Gemeenten willen cashen
De duurzame energieleverancier Eneco is van origine een staatsbedrijf. De aandelen zijn in handen van 53 Nederlandse gemeenten. Die aandeelhouders besloten vorig jaar in meerderheid om hun belang in Eneco te verzilveren.
De waarde van het bedrijf wordt geschat op zo'n 3 miljard euro, een aantrekkelijke opbrengst in tijden van teruglopende gemeentelijke budgetten.
Bij Eneco zelf bestond aanvankelijk veel weerzin tegen de verkoop, niet alleen op de vloer, maar ook in de top. De vrees bestond dat het duurzame karakter van het bedrijf verkwanseld zou worden als zich een van de kapitaalkrachtige energiereuzen als koper zou melden.
Topman De Haas ontwikkelde zich tot het boegbeeld van dit verzet. Hij bedong dat Eneco een verkoop mag blokkeren als de nieuwe eigenaar niet groen genoeg is.
De Haas ligt dwars
De houding van De Haas leidde tot wrevel bij veel aandeelhouders, die eigenlijk gewoon snel een koper wilden vinden. Ze vonden dat de topman iedere optie op voorhand blokkeerde: een traditioneel energiebedrijf mocht niet, omdat dan de groene koers van Eneco in gevaar zou komen. Een private investeerder mocht ook niet, uit zorgen voor de werkgelegenheid bij het bedrijf.
De uiteenlopende belangen leidden tot een patstelling en uiteindelijk was er een bemiddelingstraject nodig. Dat werd in februari van dit jaar afgerond en de bedrijfstop en aandeelhouders kwamen met een gezamenlijke verklaring naar buiten.
Die kwam erop neer dat er "harde garanties waren gedaan" dat het groene gehalte van Eneco niet ingrijpend zou veranderen na verkoop. Even leken alle partijen op één lijn te zitten, want ook De Haas oogde in zijn media-uitingen tevreden over de deal.
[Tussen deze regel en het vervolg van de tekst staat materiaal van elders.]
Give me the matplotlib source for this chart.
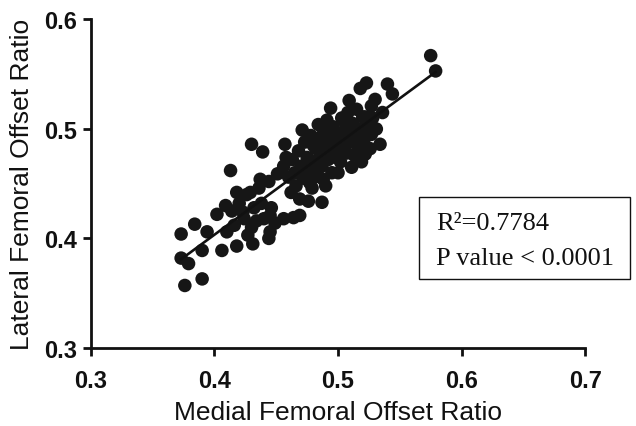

Commissarissen komen tegenover bestuurders te staan
In de weken erna sloop de onrust er toch weer in bij Eneco. Dit keer was het niet meer de bedrijfstop die eensgezind tegenover de aandeelhouders stond, maar begon het te rommelen tussen de bestuurders onderling. De raad van bestuur onder leiding van De Haas verschilde sterk van mening met de raad van commissarissen over de manier waarop de deal met de gemeenten geïnterpreteerd moest worden.
Eind maart boden drie leden van de raad van commissarissen, onder wie voorzitter Edo van den Assem, opeens hun ontslag aan omdat het niet opschoot met het verkoopproces van Eneco. Enkele dagen later lagen de kaarten opeens anders. De commissarissen trokken hun ontslag weer in en nu was het 'dwarsligger' De Haas die onder vuur kwam te liggen.
De kogel gaat door de kerk
Op maandag 16 april kwam de mededeling dat De Haas opgestapt was. De or voelde zich erdoor overvallen en wantrouwt de zaak. Het steekt de or dat ze voor een voldongen feit werd geplaatst toen de rvc al meteen met een nieuwe topman, Ruud Sondag, op de proppen kwam.
Het Hof in Amsterdam moet zich er nu over uitspreken of de rvc zorgvuldig gehandeld heeft rond het vertrek van De Haas. De or eist verder dat rvc-commissaris Van den en de andere 'anti-De Haas'-commissarissen geschorst worden.